start Material for this task

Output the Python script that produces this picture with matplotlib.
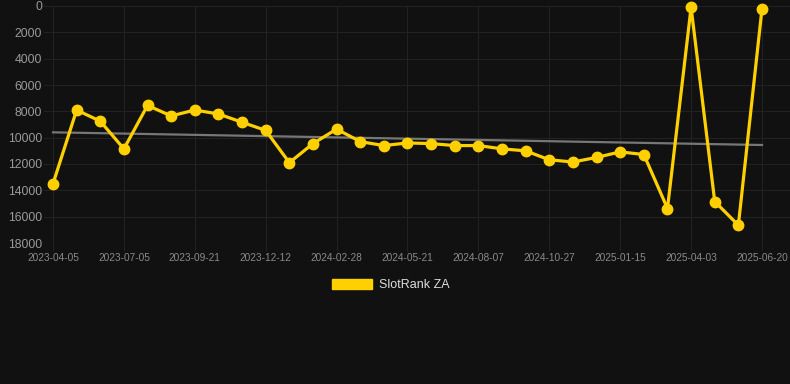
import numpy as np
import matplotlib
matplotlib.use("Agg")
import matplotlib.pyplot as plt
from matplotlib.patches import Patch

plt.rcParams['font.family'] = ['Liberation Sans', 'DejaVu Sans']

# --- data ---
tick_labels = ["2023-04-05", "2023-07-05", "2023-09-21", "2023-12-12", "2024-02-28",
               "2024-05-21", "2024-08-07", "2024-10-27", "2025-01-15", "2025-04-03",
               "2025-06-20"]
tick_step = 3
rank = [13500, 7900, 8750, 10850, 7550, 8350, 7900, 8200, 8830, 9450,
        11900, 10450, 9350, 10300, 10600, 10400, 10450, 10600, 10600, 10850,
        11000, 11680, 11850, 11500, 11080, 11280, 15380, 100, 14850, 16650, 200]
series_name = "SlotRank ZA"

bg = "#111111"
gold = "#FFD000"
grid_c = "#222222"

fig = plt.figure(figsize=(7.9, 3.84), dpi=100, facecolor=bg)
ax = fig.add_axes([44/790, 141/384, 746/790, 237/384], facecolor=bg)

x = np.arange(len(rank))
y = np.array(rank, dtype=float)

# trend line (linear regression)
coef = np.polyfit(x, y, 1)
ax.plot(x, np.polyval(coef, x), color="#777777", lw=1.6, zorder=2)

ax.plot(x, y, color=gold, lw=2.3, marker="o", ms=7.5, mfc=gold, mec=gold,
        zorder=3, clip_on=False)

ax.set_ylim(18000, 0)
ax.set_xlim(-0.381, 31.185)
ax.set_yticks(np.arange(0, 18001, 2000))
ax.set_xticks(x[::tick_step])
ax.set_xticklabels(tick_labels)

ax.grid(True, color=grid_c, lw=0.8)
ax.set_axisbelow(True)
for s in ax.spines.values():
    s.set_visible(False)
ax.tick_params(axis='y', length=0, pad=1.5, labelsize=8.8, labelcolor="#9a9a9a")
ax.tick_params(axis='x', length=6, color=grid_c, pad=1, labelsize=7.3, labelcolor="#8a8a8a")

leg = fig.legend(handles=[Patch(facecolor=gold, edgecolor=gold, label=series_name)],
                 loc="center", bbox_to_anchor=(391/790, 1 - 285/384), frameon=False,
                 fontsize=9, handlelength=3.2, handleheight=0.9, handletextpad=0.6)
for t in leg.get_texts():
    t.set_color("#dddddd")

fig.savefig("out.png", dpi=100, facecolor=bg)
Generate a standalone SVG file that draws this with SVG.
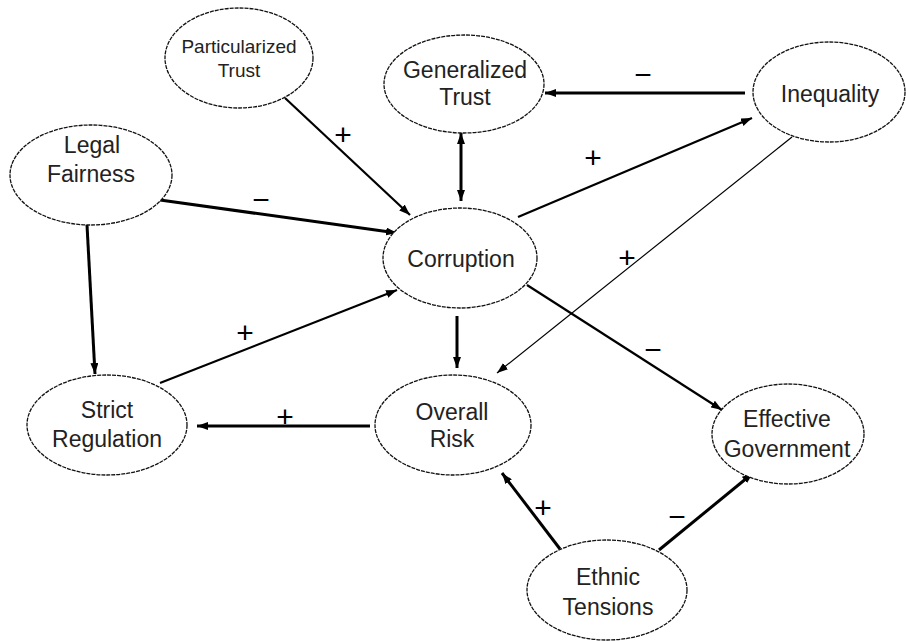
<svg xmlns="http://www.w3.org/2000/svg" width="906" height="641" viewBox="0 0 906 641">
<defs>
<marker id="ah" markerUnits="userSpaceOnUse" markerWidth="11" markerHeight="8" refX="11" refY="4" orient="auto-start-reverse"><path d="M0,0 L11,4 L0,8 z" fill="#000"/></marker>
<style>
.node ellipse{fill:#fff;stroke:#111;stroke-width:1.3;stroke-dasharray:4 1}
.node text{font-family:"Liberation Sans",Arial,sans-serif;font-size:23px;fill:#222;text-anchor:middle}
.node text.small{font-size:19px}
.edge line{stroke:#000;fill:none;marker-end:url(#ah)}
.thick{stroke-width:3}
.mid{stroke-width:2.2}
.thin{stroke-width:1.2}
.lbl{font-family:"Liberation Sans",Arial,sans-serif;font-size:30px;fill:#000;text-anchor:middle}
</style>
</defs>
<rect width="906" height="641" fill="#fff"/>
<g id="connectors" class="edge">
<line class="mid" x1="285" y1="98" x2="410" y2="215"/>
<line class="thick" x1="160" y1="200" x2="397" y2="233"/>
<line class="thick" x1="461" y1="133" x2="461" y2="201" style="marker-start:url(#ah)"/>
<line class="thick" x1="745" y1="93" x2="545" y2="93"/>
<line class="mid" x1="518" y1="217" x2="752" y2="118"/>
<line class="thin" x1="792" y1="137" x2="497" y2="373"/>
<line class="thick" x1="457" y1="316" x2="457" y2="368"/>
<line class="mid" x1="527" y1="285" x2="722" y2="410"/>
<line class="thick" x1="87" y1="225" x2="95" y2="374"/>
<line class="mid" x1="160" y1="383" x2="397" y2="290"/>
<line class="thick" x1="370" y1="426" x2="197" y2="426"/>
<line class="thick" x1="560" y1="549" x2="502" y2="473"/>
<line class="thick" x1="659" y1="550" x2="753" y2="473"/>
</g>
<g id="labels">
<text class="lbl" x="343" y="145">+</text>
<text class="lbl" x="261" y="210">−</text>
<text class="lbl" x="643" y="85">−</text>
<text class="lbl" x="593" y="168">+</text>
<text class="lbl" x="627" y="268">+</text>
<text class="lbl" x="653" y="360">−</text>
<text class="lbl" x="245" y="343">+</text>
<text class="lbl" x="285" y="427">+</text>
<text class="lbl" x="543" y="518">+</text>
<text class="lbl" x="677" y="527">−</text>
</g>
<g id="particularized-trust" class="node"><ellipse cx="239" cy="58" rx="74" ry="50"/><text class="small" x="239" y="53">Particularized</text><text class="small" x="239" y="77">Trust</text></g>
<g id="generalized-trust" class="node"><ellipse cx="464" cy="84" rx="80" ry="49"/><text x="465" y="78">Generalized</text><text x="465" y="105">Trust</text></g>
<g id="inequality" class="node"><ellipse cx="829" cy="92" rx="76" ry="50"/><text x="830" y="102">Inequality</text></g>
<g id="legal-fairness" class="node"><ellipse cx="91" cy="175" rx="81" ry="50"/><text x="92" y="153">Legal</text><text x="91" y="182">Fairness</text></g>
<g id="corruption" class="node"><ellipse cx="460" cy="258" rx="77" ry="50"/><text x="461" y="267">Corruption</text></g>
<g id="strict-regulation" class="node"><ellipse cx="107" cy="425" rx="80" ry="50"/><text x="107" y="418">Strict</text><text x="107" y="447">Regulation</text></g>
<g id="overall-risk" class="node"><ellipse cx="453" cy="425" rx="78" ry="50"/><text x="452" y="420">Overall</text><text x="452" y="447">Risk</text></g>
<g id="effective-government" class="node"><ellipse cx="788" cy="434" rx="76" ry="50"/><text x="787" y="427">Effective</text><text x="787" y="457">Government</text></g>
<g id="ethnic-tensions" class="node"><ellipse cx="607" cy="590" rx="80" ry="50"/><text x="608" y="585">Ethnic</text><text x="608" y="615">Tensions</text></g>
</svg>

end Material for this task

**What the exercise asks:**
Write the entries above out again exactly, but not the pictures.

**The solution:**
Output the Python script that produces this picture with matplotlib.
import numpy as np
import matplotlib
matplotlib.use("Agg")
import matplotlib.pyplot as plt
from matplotlib.patches import Patch

plt.rcParams['font.family'] = ['Liberation Sans', 'DejaVu Sans']

# --- data ---
tick_labels = ["2023-04-05", "2023-07-05", "2023-09-21", "2023-12-12", "2024-02-28",
               "2024-05-21", "2024-08-07", "2024-10-27", "2025-01-15", "2025-04-03",
               "2025-06-20"]
tick_step = 3
rank = [13500, 7900, 8750, 10850, 7550, 8350, 7900, 8200, 8830, 9450,
        11900, 10450, 9350, 10300, 10600, 10400, 10450, 10600, 10600, 10850,
        11000, 11680, 11850, 11500, 11080, 11280, 15380, 100, 14850, 16650, 200]
series_name = "SlotRank ZA"

bg = "#111111"
gold = "#FFD000"
grid_c = "#222222"

fig = plt.figure(figsize=(7.9, 3.84), dpi=100, facecolor=bg)
ax = fig.add_axes([44/790, 141/384, 746/790, 237/384], facecolor=bg)

x = np.arange(len(rank))
y = np.array(rank, dtype=float)

# trend line (linear regression)
coef = np.polyfit(x, y, 1)
ax.plot(x, np.polyval(coef, x), color="#777777", lw=1.6, zorder=2)

ax.plot(x, y, color=gold, lw=2.3, marker="o", ms=7.5, mfc=gold, mec=gold,
        zorder=3, clip_on=False)

ax.set_ylim(18000, 0)
ax.set_xlim(-0.381, 31.185)
ax.set_yticks(np.arange(0, 18001, 2000))
ax.set_xticks(x[::tick_step])
ax.set_xticklabels(tick_labels)

ax.grid(True, color=grid_c, lw=0.8)
ax.set_axisbelow(True)
for s in ax.spines.values():
    s.set_visible(False)
ax.tick_params(axis='y', length=0, pad=1.5, labelsize=8.8, labelcolor="#9a9a9a")
ax.tick_params(axis='x', length=6, color=grid_c, pad=1, labelsize=7.3, labelcolor="#8a8a8a")

leg = fig.legend(handles=[Patch(facecolor=gold, edgecolor=gold, label=series_name)],
                 loc="center", bbox_to_anchor=(391/790, 1 - 285/384), frameon=False,
                 fontsize=9, handlelength=3.2, handleheight=0.9, handletextpad=0.6)
for t in leg.get_texts():
    t.set_color("#dddddd")

fig.savefig("out.png", dpi=100, facecolor=bg)
Generate a standalone SVG file that draws this with SVG.
<svg xmlns="http://www.w3.org/2000/svg" width="906" height="641" viewBox="0 0 906 641">
<defs>
<marker id="ah" markerUnits="userSpaceOnUse" markerWidth="11" markerHeight="8" refX="11" refY="4" orient="auto-start-reverse"><path d="M0,0 L11,4 L0,8 z" fill="#000"/></marker>
<style>
.node ellipse{fill:#fff;stroke:#111;stroke-width:1.3;stroke-dasharray:4 1}
.node text{font-family:"Liberation Sans",Arial,sans-serif;font-size:23px;fill:#222;text-anchor:middle}
.node text.small{font-size:19px}
.edge line{stroke:#000;fill:none;marker-end:url(#ah)}
.thick{stroke-width:3}
.mid{stroke-width:2.2}
.thin{stroke-width:1.2}
.lbl{font-family:"Liberation Sans",Arial,sans-serif;font-size:30px;fill:#000;text-anchor:middle}
</style>
</defs>
<rect width="906" height="641" fill="#fff"/>
<g id="connectors" class="edge">
<line class="mid" x1="285" y1="98" x2="410" y2="215"/>
<line class="thick" x1="160" y1="200" x2="397" y2="233"/>
<line class="thick" x1="461" y1="133" x2="461" y2="201" style="marker-start:url(#ah)"/>
<line class="thick" x1="745" y1="93" x2="545" y2="93"/>
<line class="mid" x1="518" y1="217" x2="752" y2="118"/>
<line class="thin" x1="792" y1="137" x2="497" y2="373"/>
<line class="thick" x1="457" y1="316" x2="457" y2="368"/>
<line class="mid" x1="527" y1="285" x2="722" y2="410"/>
<line class="thick" x1="87" y1="225" x2="95" y2="374"/>
<line class="mid" x1="160" y1="383" x2="397" y2="290"/>
<line class="thick" x1="370" y1="426" x2="197" y2="426"/>
<line class="thick" x1="560" y1="549" x2="502" y2="473"/>
<line class="thick" x1="659" y1="550" x2="753" y2="473"/>
</g>
<g id="labels">
<text class="lbl" x="343" y="145">+</text>
<text class="lbl" x="261" y="210">−</text>
<text class="lbl" x="643" y="85">−</text>
<text class="lbl" x="593" y="168">+</text>
<text class="lbl" x="627" y="268">+</text>
<text class="lbl" x="653" y="360">−</text>
<text class="lbl" x="245" y="343">+</text>
<text class="lbl" x="285" y="427">+</text>
<text class="lbl" x="543" y="518">+</text>
<text class="lbl" x="677" y="527">−</text>
</g>
<g id="particularized-trust" class="node"><ellipse cx="239" cy="58" rx="74" ry="50"/><text class="small" x="239" y="53">Particularized</text><text class="small" x="239" y="77">Trust</text></g>
<g id="generalized-trust" class="node"><ellipse cx="464" cy="84" rx="80" ry="49"/><text x="465" y="78">Generalized</text><text x="465" y="105">Trust</text></g>
<g id="inequality" class="node"><ellipse cx="829" cy="92" rx="76" ry="50"/><text x="830" y="102">Inequality</text></g>
<g id="legal-fairness" class="node"><ellipse cx="91" cy="175" rx="81" ry="50"/><text x="92" y="153">Legal</text><text x="91" y="182">Fairness</text></g>
<g id="corruption" class="node"><ellipse cx="460" cy="258" rx="77" ry="50"/><text x="461" y="267">Corruption</text></g>
<g id="strict-regulation" class="node"><ellipse cx="107" cy="425" rx="80" ry="50"/><text x="107" y="418">Strict</text><text x="107" y="447">Regulation</text></g>
<g id="overall-risk" class="node"><ellipse cx="453" cy="425" rx="78" ry="50"/><text x="452" y="420">Overall</text><text x="452" y="447">Risk</text></g>
<g id="effective-government" class="node"><ellipse cx="788" cy="434" rx="76" ry="50"/><text x="787" y="427">Effective</text><text x="787" y="457">Government</text></g>
<g id="ethnic-tensions" class="node"><ellipse cx="607" cy="590" rx="80" ry="50"/><text x="608" y="585">Ethnic</text><text x="608" y="615">Tensions</text></g>
</svg>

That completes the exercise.